(Rows from a dataset of charts and code)
....................

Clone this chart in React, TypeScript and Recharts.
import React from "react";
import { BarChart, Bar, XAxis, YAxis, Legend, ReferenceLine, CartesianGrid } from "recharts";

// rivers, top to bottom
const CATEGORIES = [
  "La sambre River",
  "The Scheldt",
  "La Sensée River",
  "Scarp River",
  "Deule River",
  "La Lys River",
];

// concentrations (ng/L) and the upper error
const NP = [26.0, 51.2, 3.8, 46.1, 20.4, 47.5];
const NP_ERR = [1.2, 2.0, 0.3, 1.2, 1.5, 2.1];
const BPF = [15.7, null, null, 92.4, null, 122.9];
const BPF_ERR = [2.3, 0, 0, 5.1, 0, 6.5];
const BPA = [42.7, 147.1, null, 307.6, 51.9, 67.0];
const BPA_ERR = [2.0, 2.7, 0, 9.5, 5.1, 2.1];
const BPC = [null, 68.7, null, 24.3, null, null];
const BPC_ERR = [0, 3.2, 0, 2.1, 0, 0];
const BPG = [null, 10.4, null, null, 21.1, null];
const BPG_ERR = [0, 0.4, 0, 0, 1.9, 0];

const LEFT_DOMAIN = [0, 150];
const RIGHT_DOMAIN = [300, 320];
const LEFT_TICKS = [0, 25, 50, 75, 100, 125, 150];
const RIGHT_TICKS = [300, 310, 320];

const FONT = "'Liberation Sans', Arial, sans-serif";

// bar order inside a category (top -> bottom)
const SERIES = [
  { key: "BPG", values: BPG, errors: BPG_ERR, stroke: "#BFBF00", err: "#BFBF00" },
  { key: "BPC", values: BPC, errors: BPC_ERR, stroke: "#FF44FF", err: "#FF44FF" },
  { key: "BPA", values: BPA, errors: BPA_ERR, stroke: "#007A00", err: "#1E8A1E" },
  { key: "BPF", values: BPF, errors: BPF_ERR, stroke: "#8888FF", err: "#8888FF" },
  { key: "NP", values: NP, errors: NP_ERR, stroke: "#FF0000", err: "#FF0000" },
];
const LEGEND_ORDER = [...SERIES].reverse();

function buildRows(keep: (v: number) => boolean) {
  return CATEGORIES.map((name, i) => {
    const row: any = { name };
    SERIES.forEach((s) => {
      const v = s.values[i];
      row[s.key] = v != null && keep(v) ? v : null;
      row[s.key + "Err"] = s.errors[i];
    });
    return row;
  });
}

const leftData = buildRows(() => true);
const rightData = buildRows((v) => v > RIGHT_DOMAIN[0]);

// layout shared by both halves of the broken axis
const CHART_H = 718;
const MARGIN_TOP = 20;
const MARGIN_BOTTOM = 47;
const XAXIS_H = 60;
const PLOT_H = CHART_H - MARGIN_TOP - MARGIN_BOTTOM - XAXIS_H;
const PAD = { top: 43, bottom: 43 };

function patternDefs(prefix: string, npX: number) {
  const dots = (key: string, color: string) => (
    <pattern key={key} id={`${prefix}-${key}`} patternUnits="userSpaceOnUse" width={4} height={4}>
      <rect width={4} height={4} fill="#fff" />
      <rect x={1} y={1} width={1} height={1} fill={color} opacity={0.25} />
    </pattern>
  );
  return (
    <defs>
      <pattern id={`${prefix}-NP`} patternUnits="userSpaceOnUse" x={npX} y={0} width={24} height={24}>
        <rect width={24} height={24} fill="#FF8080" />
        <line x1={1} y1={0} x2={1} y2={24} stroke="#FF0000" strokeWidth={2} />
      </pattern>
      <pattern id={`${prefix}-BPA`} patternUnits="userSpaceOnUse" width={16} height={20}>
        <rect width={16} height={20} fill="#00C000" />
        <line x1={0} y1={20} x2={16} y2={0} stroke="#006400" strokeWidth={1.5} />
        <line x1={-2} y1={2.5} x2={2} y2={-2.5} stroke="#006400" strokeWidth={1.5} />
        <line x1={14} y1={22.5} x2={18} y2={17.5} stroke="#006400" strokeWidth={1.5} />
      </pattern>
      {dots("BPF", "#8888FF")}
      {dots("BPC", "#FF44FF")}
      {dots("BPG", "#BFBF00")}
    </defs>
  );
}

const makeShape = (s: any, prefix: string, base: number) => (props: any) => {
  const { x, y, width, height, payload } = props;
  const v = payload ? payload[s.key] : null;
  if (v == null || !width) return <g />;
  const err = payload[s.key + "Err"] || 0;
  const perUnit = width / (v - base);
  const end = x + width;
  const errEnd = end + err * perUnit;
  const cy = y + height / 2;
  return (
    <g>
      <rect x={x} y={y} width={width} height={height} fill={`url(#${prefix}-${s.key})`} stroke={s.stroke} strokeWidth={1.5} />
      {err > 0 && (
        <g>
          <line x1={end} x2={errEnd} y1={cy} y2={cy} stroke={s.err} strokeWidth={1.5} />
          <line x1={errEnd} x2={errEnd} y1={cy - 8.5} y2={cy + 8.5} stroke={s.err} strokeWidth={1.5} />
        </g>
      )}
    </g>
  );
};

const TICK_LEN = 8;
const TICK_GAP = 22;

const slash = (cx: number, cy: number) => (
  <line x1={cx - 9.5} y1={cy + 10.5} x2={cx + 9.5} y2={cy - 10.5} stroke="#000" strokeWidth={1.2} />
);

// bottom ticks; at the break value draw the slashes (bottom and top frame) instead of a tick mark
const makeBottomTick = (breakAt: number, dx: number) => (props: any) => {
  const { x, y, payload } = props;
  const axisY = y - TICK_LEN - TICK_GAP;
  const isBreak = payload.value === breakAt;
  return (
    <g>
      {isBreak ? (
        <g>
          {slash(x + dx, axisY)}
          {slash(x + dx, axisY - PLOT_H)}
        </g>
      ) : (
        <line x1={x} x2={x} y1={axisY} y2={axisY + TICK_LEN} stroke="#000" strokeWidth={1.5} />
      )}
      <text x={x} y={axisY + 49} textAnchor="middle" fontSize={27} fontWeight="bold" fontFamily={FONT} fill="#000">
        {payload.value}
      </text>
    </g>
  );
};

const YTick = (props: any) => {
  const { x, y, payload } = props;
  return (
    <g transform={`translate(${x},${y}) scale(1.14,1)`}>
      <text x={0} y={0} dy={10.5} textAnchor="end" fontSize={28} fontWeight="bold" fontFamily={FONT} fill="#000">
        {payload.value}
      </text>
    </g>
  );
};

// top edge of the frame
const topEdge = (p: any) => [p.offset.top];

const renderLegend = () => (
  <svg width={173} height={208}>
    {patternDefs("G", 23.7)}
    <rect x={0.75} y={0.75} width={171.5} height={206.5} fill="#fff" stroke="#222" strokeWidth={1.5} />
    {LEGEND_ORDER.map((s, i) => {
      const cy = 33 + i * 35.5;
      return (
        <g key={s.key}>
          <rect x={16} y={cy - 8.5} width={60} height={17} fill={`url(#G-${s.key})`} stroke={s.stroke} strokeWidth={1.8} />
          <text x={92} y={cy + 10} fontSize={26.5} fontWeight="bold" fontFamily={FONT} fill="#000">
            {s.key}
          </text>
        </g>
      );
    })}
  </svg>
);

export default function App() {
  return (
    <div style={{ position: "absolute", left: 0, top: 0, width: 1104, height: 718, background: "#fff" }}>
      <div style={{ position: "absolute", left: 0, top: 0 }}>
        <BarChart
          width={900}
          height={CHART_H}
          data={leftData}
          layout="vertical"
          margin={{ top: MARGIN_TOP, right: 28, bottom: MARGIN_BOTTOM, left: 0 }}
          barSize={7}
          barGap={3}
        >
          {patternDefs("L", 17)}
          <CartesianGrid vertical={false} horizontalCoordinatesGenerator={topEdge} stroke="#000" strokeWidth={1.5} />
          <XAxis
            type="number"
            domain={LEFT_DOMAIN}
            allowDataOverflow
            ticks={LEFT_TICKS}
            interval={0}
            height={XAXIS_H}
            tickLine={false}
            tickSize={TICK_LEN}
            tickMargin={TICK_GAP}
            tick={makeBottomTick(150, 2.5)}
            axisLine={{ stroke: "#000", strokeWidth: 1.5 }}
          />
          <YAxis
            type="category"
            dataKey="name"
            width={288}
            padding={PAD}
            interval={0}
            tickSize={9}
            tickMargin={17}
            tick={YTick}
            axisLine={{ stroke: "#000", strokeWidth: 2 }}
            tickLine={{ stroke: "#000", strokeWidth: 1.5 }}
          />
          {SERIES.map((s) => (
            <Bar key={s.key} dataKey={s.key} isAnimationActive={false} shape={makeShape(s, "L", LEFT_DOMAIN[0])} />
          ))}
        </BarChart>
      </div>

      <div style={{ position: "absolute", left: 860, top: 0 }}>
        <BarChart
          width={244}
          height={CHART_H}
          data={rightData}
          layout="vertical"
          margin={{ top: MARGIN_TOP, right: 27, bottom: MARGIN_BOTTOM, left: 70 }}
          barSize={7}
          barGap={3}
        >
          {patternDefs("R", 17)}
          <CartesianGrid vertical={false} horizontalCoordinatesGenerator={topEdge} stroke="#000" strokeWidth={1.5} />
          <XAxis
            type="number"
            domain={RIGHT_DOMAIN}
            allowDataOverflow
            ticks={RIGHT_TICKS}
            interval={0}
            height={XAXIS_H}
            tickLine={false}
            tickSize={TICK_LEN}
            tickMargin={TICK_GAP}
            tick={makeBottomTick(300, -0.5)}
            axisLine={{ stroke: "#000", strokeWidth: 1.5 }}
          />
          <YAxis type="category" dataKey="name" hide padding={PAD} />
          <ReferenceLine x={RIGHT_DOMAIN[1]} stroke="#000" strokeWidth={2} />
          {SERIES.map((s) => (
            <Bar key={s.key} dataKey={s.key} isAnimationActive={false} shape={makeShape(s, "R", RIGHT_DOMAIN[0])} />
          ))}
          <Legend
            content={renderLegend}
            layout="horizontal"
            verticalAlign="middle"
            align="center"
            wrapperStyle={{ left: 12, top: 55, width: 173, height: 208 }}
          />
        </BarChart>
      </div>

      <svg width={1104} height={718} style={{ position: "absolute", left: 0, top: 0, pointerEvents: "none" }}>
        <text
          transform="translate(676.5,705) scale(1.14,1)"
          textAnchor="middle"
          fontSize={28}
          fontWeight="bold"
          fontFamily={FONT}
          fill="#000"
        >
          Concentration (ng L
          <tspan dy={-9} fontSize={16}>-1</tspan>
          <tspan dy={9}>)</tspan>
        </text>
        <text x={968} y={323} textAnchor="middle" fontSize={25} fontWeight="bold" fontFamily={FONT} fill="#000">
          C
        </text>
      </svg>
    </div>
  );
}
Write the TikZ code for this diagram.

....................

▶ _Exercise_:
Take each line of the material that contains the word "this" and list it.

▶ _Response to the exercise_:
Clone this chart in React, TypeScript and Recharts.
Write the TikZ code for this diagram.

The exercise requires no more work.